Gekko's argument, which has many adherents within the corporate finance establishment, is that his battle to wrest control of Teldar Paper from the existing board of directors and their managers is in the interest of the shareholders and ultimately has beneficial effects on capitalism as a whole. The existing board and their managers have created an inefficient, bloated bureaucracy that wastes corporate resources. Gekko would put into place a new regime that would eliminate many of these inefficiencies and squeeze more shareholder value out of the corporate assets. Indeed, the argument in favor of Gekko's analysis would point to the fact that he can pay a much higher price for Teldar stock than it was selling for before his takeover attempt and yet still make a profit on the deal. This proves, according to that argument, that Teldar's assets were simply being mismanaged and that Gekko can take over the company, replace the board, fire Cromwell and his 33 vice presidents, eliminate the waste, and liberate shareholder value:
"Well, in my book, you either do it right or you get eliminated. In the last seven deals that I've been involved with, there were 2.5 million shareholders who have made a pretax profit of $12 billion. I am not a destroyer of companies. I am a liberator of them!"
The corporate raiders and forced restructuring is understood as creating a leaner, meaner, more shareholder friendly American capitalism. If, in the process, long-term employees of the restructured firms lose their jobs and factories or even whole divisions may disappear, generating negative effects on whole communities (see Michael Moore's documentary Roger & Me) then so be it. That's the cost of progress:
"The point is . . . that greed, for lack of a better word, is good. Greed is right. Greed works. Greed clarifies, cuts through, and captures the essence of the evolutionary spirit. Greed, in all of its forms --- greed for life, for money, for love, knowledge --- has marked the upward surge of mankind, and greed . . . will not only save Teldar Paper but that other malfunctioning corporation called the U.S.A."

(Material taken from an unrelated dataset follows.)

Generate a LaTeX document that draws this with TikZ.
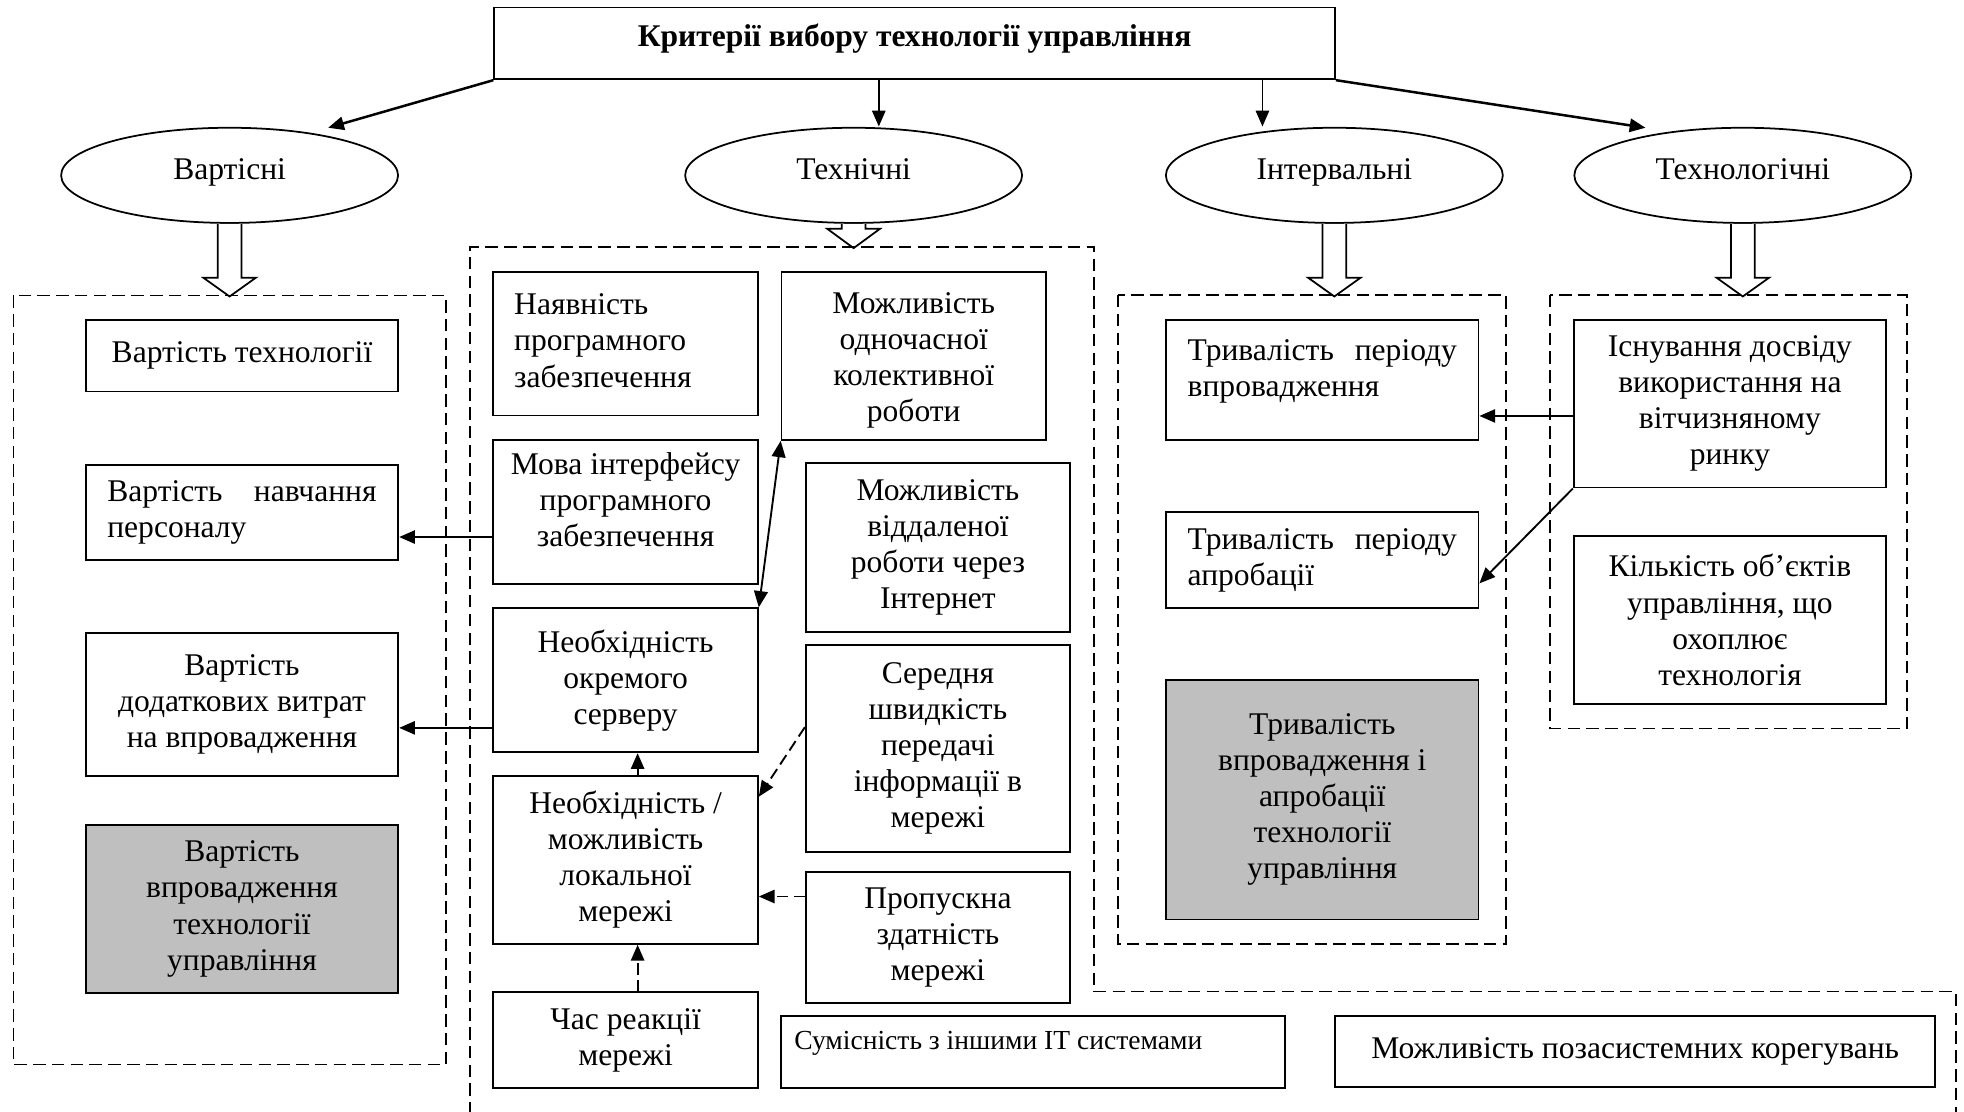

some finishing thoughts on the speech from M.H.C.'s Professor Gabriel: "The above speech represents an application of the theory that the market for corporate control provides an important mechanism for transferring assets from the control of managers who, by virtue of the widely dispersed pattern of corporate ownership, have gained too much autonomy and have been using that power in a manner inconsistent with maximizing shareholder wealth. The ownership shift that results from the takeover allows for the replacement of inefficient managers with more efficient ones. This process, according to Gekko, will not only solve the specific problems of the inefficiently run corporation, in this instance, Teldar Paper, but will ultimately make US capitalism, as a whole, function more efficiently, i.e. generate economic growth."